For some reason after more than enough reason to leave her, i still find myself wanting to stay with her. Fuck i really get annoyed with myself sometimes. Co dependent relationships do this to ya. Hoping to stay strong day by day

Chiliphil1
07-16-2012, 09:19 PM
Good to hear. It will be hard because you will long for the old times, but remember the old times are done. This is not the same person, whenever you get reminiscent just think of these things and move on. The world is open to you now, dont look back.

miss_mac666
07-16-2012, 11:02 PM
good to hear. youo absolutely do not need the stress of that kind of bull shit. it will make you a stronger person and you will find a better girl and hopefully have a healthy relationship. good luck with everything :)

laurandisorder
07-17-2012, 08:34 AM
Good for you Hope.

I hope you have that feeling of relief and weight off the shoulders that comes with knowing that you have made the right decision.

I really know how you feel being let down and disappointed because of a partner who is drug-f*cked and negligent.

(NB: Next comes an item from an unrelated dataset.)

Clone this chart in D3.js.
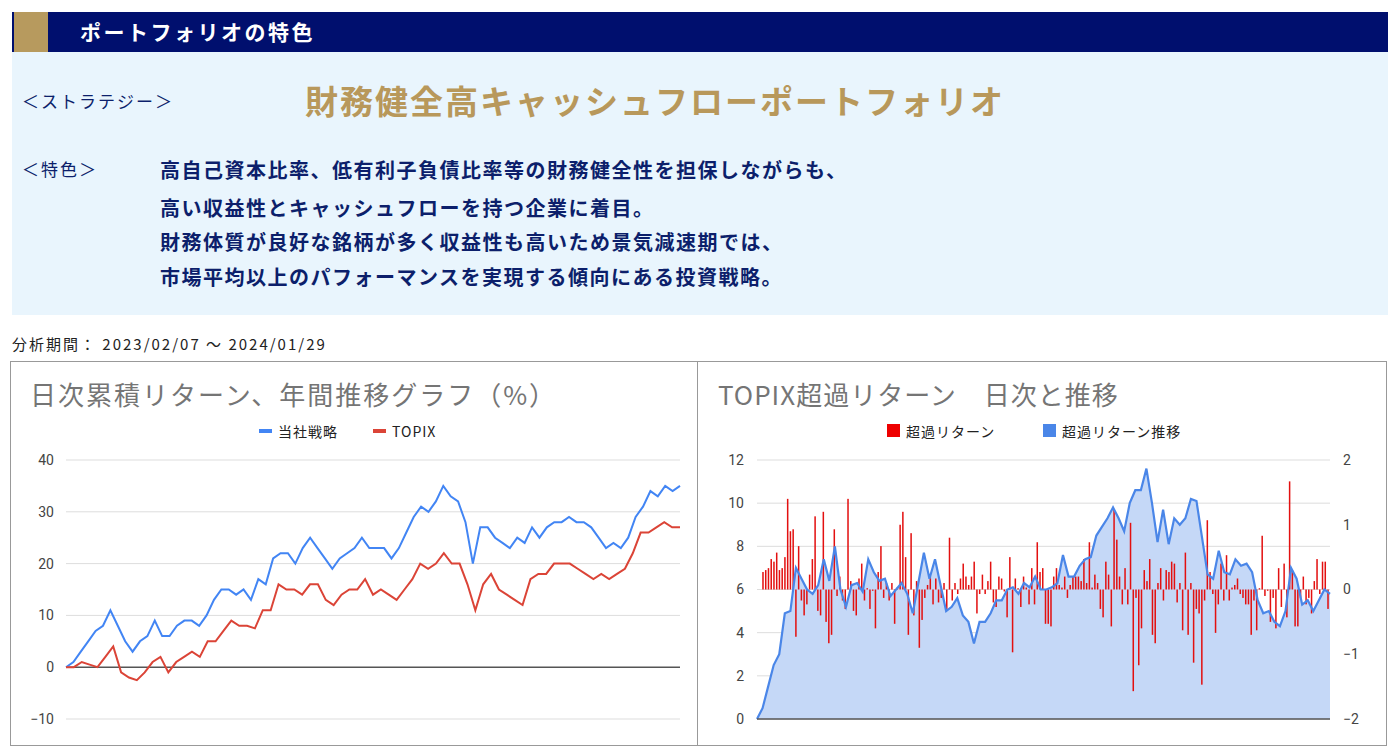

My partner ruined my birthday (also July 10th - seriously... Are you gay me?) for the THIRD time this year and I guess because he's so unstable and because we have 8 years behind us and a house/mortgage *and* he owes me $25K, I have to wait for the right time.

Being single will really give you time to work on yourself and also gauge exactly how much your relationship has influenced your anxiety.